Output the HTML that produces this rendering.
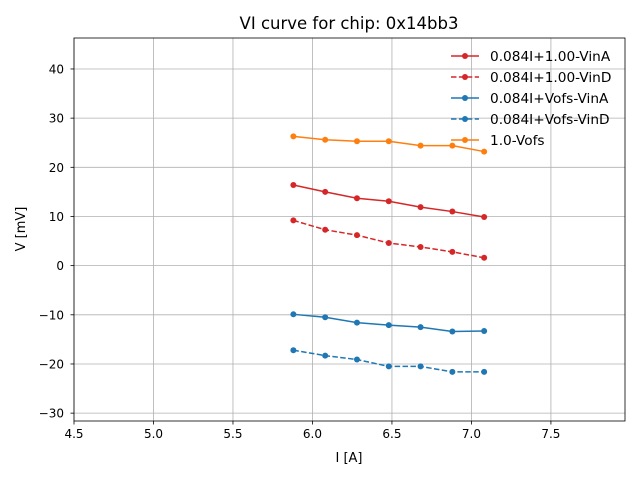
<!DOCTYPE html>
<html><head><meta charset="utf-8"><style>
body{margin:0;background:#fff;}
svg text{font-family:"DejaVu Sans","Liberation Sans",sans-serif;fill:#000;}
</style></head><body>
<svg id="c" width="640" height="480" xmlns="http://www.w3.org/2000/svg"></svg>
<script>
const xs = [5.88, 6.08, 6.28, 6.48, 6.68, 6.88, 7.08];
const redSolid = [16.4, 15.0, 13.7, 13.1, 11.9, 11.0, 9.9];
const redDashed = [9.2, 7.3, 6.2, 4.6, 3.8, 2.8, 1.6];
const blueSolid = [-9.9, -10.5, -11.6, -12.1, -12.5, -13.4, -13.3];
const blueDashed = [-17.2, -18.3, -19.1, -20.5, -20.5, -21.6, -21.6];
const orange = [26.3, 25.6, 25.3, 25.3, 24.4, 24.4, 23.2];
const xTicks = [4.5, 5.0, 5.5, 6.0, 6.5, 7.0, 7.5];
const yTicks = [-30, -20, -10, 0, 10, 20, 30, 40];
const seriesNames = ["0.084I+1.00-VinA","0.084I+1.00-VinD","0.084I+Vofs-VinA","0.084I+Vofs-VinD","1.0-Vofs"];

const L=74,R=625,T=38,B=421, xmin=4.5,xmax=7.966,ymin=-31.6,ymax=46.3;
const X=v=>L+(v-xmin)/(xmax-xmin)*(R-L);
const Y=v=>B-(v-ymin)/(ymax-ymin)*(B-T);
const svg=document.getElementById('c');
const NS='http://www.w3.org/2000/svg';
function mk(tag,attrs,parent){const e=document.createElementNS(NS,tag);for(const k in attrs)e.setAttribute(k,attrs[k]);(parent||svg).appendChild(e);return e;}

xTicks.forEach(t=>{
  const g=mk('line',{x1:X(t),x2:X(t),y1:T,y2:B,stroke:'#b0b0b0','stroke-width':0.8});
  
  
  mk('line',{x1:X(t),x2:X(t),y1:B,y2:B+3.5,stroke:'#000','stroke-width':0.8});
  const tx=mk('text',{x:X(t),y:B+17,'text-anchor':'middle','font-size':12});
  tx.textContent=t.toFixed(1);
  
  
});
yTicks.forEach(t=>{
  const g=mk('line',{x1:L,x2:R,y1:Y(t),y2:Y(t),stroke:'#b0b0b0','stroke-width':0.8});
  
  
  mk('line',{x1:L-3.5,x2:L,y1:Y(t),y2:Y(t),stroke:'#000','stroke-width':0.8});
  const tx=mk('text',{x:L-10,y:Y(t)+4.5,'text-anchor':'end','font-size':12});
  tx.textContent=t<0?'\u2212'+Math.abs(t):String(t);
  
  
});

const series=[
 {d:redSolid,c:'#d62728',dash:null,name:'red-solid-series'},
 {d:redDashed,c:'#d62728',dash:'5.5,2.4',name:'red-dashed-series'},
 {d:blueSolid,c:'#1f77b4',dash:null,name:'blue-solid-series'},
 {d:blueDashed,c:'#1f77b4',dash:'5.5,2.4',name:'blue-dashed-series'},
 {d:orange,c:'#ff7f0e',dash:null,name:'orange-series'}
];
series.forEach(s=>{
  const g=mk('g',{});
  
  
  const pts=s.d.map((v,i)=>X(xs[i])+','+Y(v)).join(' ');
  const a={points:pts,fill:'none',stroke:s.c,'stroke-width':1.5};
  if(s.dash)a['stroke-dasharray']=s.dash;
  mk('polyline',a,g);
  s.d.forEach((v,i)=>{
    const p=mk('circle',{cx:X(xs[i]),cy:Y(v),r:3,fill:s.c},g);
    
    
  });
});

mk('rect',{x:L,y:T,width:R-L,height:B-T,fill:'none',stroke:'#000','stroke-width':0.8});

const lg=mk('g',{});


series.forEach((s,i)=>{
  const y=56+i*21;
  const e=mk('g',{},lg);
  
  
  const a={x1:451,x2:479,y1:y,y2:y,stroke:s.c,'stroke-width':1.5};
  if(s.dash)a['stroke-dasharray']=s.dash;
  mk('line',a,e);
  mk('circle',{cx:465,cy:y,r:3,fill:s.c},e);
  const t=mk('text',{x:490,y:y+5,'font-size':13.7},e);
  t.textContent=seriesNames[i];
});

const title=mk('text',{x:349,y:29,'text-anchor':'middle','font-size':16.5});
title.textContent='VI curve for chip: 0x14bb3';


const xl=mk('text',{x:349,y:462,'text-anchor':'middle','font-size':13});
xl.textContent='I [A]';


const yl=mk('text',{x:0,y:0,'text-anchor':'middle','font-size':13,transform:'translate(25,229) rotate(-90)'});
yl.textContent='V [mV]';


</script>
</body></html>
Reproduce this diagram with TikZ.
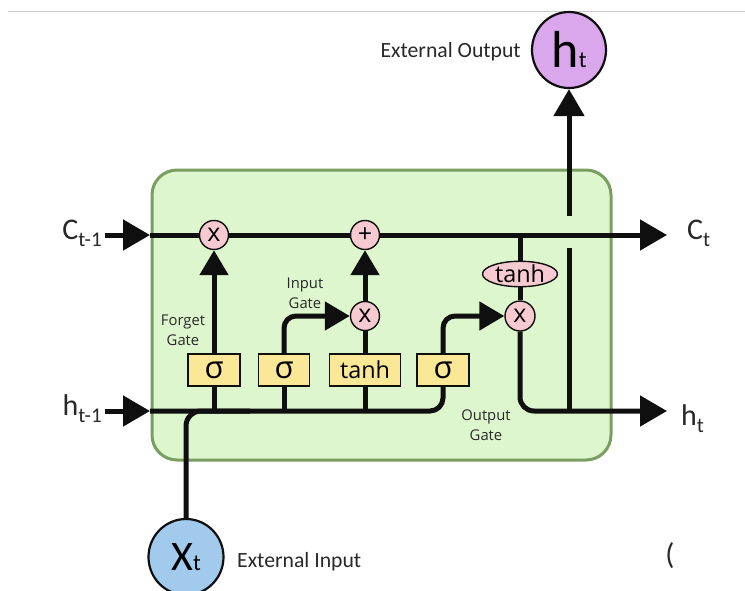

_ _ _ _ _

▶ _DIRECTIVE_
None of the pictures should appear; repeat the records exactly otherwise.

▶ _REPLY_
Output the HTML that produces this rendering.
<!DOCTYPE html>
<html><head><meta charset="utf-8"><style>
body{margin:0;background:#fff;}
svg text{font-family:"DejaVu Sans","Liberation Sans",sans-serif;fill:#000;}
</style></head><body>
<svg id="c" width="640" height="480" xmlns="http://www.w3.org/2000/svg"></svg>
<script>
const xs = [5.88, 6.08, 6.28, 6.48, 6.68, 6.88, 7.08];
const redSolid = [16.4, 15.0, 13.7, 13.1, 11.9, 11.0, 9.9];
const redDashed = [9.2, 7.3, 6.2, 4.6, 3.8, 2.8, 1.6];
const blueSolid = [-9.9, -10.5, -11.6, -12.1, -12.5, -13.4, -13.3];
const blueDashed = [-17.2, -18.3, -19.1, -20.5, -20.5, -21.6, -21.6];
const orange = [26.3, 25.6, 25.3, 25.3, 24.4, 24.4, 23.2];
const xTicks = [4.5, 5.0, 5.5, 6.0, 6.5, 7.0, 7.5];
const yTicks = [-30, -20, -10, 0, 10, 20, 30, 40];
const seriesNames = ["0.084I+1.00-VinA","0.084I+1.00-VinD","0.084I+Vofs-VinA","0.084I+Vofs-VinD","1.0-Vofs"];

const L=74,R=625,T=38,B=421, xmin=4.5,xmax=7.966,ymin=-31.6,ymax=46.3;
const X=v=>L+(v-xmin)/(xmax-xmin)*(R-L);
const Y=v=>B-(v-ymin)/(ymax-ymin)*(B-T);
const svg=document.getElementById('c');
const NS='http://www.w3.org/2000/svg';
function mk(tag,attrs,parent){const e=document.createElementNS(NS,tag);for(const k in attrs)e.setAttribute(k,attrs[k]);(parent||svg).appendChild(e);return e;}

xTicks.forEach(t=>{
  const g=mk('line',{x1:X(t),x2:X(t),y1:T,y2:B,stroke:'#b0b0b0','stroke-width':0.8});
  
  
  mk('line',{x1:X(t),x2:X(t),y1:B,y2:B+3.5,stroke:'#000','stroke-width':0.8});
  const tx=mk('text',{x:X(t),y:B+17,'text-anchor':'middle','font-size':12});
  tx.textContent=t.toFixed(1);
  
  
});
yTicks.forEach(t=>{
  const g=mk('line',{x1:L,x2:R,y1:Y(t),y2:Y(t),stroke:'#b0b0b0','stroke-width':0.8});
  
  
  mk('line',{x1:L-3.5,x2:L,y1:Y(t),y2:Y(t),stroke:'#000','stroke-width':0.8});
  const tx=mk('text',{x:L-10,y:Y(t)+4.5,'text-anchor':'end','font-size':12});
  tx.textContent=t<0?'\u2212'+Math.abs(t):String(t);
  
  
});

const series=[
 {d:redSolid,c:'#d62728',dash:null,name:'red-solid-series'},
 {d:redDashed,c:'#d62728',dash:'5.5,2.4',name:'red-dashed-series'},
 {d:blueSolid,c:'#1f77b4',dash:null,name:'blue-solid-series'},
 {d:blueDashed,c:'#1f77b4',dash:'5.5,2.4',name:'blue-dashed-series'},
 {d:orange,c:'#ff7f0e',dash:null,name:'orange-series'}
];
series.forEach(s=>{
  const g=mk('g',{});
  
  
  const pts=s.d.map((v,i)=>X(xs[i])+','+Y(v)).join(' ');
  const a={points:pts,fill:'none',stroke:s.c,'stroke-width':1.5};
  if(s.dash)a['stroke-dasharray']=s.dash;
  mk('polyline',a,g);
  s.d.forEach((v,i)=>{
    const p=mk('circle',{cx:X(xs[i]),cy:Y(v),r:3,fill:s.c},g);
    
    
  });
});

mk('rect',{x:L,y:T,width:R-L,height:B-T,fill:'none',stroke:'#000','stroke-width':0.8});

const lg=mk('g',{});


series.forEach((s,i)=>{
  const y=56+i*21;
  const e=mk('g',{},lg);
  
  
  const a={x1:451,x2:479,y1:y,y2:y,stroke:s.c,'stroke-width':1.5};
  if(s.dash)a['stroke-dasharray']=s.dash;
  mk('line',a,e);
  mk('circle',{cx:465,cy:y,r:3,fill:s.c},e);
  const t=mk('text',{x:490,y:y+5,'font-size':13.7},e);
  t.textContent=seriesNames[i];
});

const title=mk('text',{x:349,y:29,'text-anchor':'middle','font-size':16.5});
title.textContent='VI curve for chip: 0x14bb3';


const xl=mk('text',{x:349,y:462,'text-anchor':'middle','font-size':13});
xl.textContent='I [A]';


const yl=mk('text',{x:0,y:0,'text-anchor':'middle','font-size':13,transform:'translate(25,229) rotate(-90)'});
yl.textContent='V [mV]';


</script>
</body></html>
Reproduce this diagram with TikZ.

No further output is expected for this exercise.